What you are asked to do. Pick out each line below containing "that".

Task data.
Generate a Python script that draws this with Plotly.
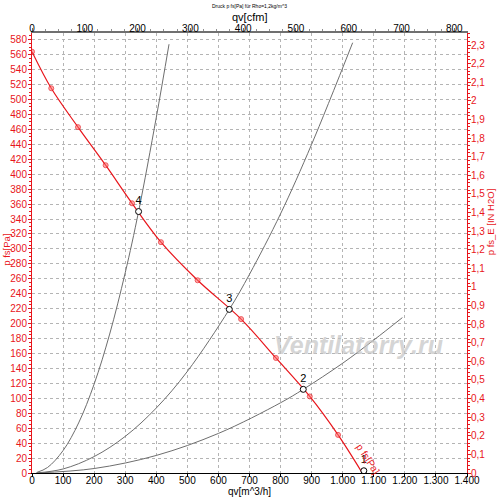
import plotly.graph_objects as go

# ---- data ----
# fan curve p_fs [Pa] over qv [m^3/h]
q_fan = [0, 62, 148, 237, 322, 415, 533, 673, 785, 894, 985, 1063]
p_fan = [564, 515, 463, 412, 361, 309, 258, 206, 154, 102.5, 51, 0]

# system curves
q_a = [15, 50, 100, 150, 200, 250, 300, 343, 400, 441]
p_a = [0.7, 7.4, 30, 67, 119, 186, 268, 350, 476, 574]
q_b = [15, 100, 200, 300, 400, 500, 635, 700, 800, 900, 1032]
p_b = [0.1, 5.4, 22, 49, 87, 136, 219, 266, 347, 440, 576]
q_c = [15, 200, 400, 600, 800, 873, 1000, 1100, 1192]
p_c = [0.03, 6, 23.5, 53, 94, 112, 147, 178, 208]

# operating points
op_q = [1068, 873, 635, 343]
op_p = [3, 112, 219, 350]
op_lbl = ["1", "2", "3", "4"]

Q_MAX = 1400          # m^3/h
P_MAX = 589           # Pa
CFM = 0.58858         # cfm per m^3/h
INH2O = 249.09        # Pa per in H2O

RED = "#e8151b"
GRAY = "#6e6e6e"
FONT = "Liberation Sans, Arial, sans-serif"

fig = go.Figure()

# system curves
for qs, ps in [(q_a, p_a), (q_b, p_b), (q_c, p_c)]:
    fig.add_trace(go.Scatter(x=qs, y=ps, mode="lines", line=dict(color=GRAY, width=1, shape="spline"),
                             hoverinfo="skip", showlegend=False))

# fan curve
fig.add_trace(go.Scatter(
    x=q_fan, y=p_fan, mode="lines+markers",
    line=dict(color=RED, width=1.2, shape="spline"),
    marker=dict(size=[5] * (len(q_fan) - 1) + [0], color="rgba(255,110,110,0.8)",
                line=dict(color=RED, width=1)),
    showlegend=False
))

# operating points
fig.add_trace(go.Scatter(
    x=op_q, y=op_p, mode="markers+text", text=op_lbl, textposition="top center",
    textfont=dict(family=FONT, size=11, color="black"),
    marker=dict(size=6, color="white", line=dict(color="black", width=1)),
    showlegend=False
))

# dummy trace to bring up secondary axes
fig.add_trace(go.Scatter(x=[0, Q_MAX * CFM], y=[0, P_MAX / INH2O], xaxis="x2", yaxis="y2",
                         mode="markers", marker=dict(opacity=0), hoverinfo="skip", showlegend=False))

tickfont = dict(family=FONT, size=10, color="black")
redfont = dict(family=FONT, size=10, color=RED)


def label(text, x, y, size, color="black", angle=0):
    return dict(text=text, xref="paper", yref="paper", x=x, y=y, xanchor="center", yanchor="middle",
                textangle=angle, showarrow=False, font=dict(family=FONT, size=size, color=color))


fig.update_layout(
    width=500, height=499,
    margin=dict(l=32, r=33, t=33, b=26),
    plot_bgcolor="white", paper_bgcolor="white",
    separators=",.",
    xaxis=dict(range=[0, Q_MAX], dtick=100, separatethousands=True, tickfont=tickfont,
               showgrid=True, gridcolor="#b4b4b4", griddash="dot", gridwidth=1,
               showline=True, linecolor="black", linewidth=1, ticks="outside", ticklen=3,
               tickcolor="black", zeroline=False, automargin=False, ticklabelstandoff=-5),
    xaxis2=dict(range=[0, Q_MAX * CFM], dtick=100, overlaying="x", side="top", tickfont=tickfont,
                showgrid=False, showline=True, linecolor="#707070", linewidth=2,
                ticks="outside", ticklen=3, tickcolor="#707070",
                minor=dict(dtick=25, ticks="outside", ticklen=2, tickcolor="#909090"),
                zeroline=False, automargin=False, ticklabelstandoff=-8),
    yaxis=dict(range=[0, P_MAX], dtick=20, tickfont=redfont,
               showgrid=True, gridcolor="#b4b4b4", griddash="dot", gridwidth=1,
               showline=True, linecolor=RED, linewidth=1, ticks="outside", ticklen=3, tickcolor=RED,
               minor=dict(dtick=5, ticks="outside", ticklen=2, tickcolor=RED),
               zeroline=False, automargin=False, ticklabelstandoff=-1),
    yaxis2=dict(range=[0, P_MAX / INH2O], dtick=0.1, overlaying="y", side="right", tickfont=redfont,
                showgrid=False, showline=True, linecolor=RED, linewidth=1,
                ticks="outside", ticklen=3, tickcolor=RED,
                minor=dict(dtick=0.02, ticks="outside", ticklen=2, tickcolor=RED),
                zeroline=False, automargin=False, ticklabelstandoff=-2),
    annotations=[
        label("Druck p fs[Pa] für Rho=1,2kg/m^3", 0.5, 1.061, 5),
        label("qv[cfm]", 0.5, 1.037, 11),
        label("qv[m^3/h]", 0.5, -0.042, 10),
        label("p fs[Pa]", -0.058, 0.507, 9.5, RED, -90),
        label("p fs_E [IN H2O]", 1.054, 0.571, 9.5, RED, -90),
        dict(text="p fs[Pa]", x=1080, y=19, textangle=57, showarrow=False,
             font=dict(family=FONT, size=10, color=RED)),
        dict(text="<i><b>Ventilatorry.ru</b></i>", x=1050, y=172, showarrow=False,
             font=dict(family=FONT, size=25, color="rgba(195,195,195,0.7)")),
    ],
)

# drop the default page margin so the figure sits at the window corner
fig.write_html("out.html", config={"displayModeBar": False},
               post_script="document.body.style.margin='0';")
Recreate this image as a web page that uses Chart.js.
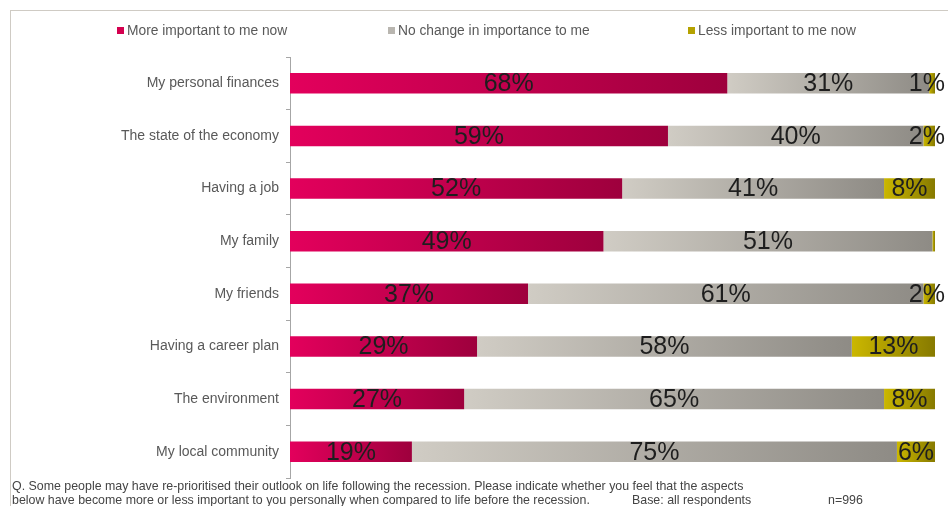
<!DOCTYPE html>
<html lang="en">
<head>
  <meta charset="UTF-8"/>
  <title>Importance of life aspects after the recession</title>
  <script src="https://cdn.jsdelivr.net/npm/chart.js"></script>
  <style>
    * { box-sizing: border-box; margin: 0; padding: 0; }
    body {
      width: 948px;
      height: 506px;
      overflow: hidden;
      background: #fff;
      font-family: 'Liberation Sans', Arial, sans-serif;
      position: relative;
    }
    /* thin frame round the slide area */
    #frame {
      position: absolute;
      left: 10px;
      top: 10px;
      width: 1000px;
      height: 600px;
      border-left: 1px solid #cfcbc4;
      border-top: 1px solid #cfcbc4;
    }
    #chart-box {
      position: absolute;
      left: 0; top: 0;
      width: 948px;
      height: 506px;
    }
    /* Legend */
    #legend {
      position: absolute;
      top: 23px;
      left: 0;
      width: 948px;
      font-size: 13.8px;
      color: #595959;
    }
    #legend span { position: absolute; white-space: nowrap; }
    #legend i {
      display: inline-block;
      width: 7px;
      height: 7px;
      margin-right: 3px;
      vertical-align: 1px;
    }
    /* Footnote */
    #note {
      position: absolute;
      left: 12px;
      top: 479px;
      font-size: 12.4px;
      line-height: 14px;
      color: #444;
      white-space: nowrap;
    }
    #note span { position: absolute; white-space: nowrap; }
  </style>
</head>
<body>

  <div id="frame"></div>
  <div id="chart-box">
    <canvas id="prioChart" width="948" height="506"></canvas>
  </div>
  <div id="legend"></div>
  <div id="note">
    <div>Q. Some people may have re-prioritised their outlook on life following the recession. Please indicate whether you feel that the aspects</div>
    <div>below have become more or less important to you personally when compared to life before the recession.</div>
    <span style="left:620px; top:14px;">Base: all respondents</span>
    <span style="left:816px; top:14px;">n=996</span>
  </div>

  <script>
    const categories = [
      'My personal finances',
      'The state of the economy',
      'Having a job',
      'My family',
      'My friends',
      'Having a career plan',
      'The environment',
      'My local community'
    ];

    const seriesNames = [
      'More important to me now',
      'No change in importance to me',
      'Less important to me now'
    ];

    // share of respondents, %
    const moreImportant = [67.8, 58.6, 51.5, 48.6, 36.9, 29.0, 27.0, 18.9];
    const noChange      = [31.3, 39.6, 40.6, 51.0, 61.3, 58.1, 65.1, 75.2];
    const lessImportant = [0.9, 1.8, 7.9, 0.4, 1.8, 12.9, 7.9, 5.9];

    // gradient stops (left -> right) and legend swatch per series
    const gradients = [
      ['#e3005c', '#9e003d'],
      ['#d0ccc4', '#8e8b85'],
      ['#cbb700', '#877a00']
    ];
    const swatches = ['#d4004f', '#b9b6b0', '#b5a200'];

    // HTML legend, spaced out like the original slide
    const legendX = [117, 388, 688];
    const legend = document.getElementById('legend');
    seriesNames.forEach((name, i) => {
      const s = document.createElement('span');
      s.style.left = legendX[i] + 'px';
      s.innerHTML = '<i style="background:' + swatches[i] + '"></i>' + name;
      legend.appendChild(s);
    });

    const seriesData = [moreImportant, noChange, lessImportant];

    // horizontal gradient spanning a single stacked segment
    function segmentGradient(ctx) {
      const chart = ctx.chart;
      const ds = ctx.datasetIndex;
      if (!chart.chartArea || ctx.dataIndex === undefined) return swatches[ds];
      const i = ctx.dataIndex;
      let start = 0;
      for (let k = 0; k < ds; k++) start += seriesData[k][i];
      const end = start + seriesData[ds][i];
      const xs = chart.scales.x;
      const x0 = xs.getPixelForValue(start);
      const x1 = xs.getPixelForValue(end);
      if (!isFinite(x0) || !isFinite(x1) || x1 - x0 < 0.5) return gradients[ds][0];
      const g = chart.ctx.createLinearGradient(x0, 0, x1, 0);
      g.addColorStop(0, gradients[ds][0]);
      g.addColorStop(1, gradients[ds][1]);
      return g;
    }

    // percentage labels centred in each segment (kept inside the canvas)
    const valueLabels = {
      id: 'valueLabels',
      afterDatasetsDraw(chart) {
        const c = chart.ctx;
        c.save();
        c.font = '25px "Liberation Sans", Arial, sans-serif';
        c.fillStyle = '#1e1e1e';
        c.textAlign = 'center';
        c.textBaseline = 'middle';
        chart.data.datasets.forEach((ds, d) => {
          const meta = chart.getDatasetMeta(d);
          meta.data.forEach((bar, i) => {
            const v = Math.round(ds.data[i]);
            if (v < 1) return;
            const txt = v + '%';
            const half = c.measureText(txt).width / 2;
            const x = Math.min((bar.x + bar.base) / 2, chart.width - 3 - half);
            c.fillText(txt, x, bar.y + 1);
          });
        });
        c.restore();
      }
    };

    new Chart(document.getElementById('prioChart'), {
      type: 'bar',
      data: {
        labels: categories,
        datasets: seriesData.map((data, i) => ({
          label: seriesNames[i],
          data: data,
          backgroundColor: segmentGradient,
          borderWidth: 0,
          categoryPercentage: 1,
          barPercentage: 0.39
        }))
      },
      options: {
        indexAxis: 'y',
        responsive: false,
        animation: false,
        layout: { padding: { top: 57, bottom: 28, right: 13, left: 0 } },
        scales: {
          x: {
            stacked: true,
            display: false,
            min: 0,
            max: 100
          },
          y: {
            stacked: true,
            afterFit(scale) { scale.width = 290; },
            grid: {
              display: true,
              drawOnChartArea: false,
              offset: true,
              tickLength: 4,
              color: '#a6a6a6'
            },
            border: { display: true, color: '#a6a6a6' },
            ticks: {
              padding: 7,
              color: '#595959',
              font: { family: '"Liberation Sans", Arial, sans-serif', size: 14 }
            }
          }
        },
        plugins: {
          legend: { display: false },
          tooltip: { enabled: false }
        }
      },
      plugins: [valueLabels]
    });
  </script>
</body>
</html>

The reply.
Generate a Python script that draws this with Plotly.
Recreate this image as a web page that uses Chart.js.
    <div>Q. Some people may have re-prioritised their outlook on life following the recession. Please indicate whether you feel that the aspects</div>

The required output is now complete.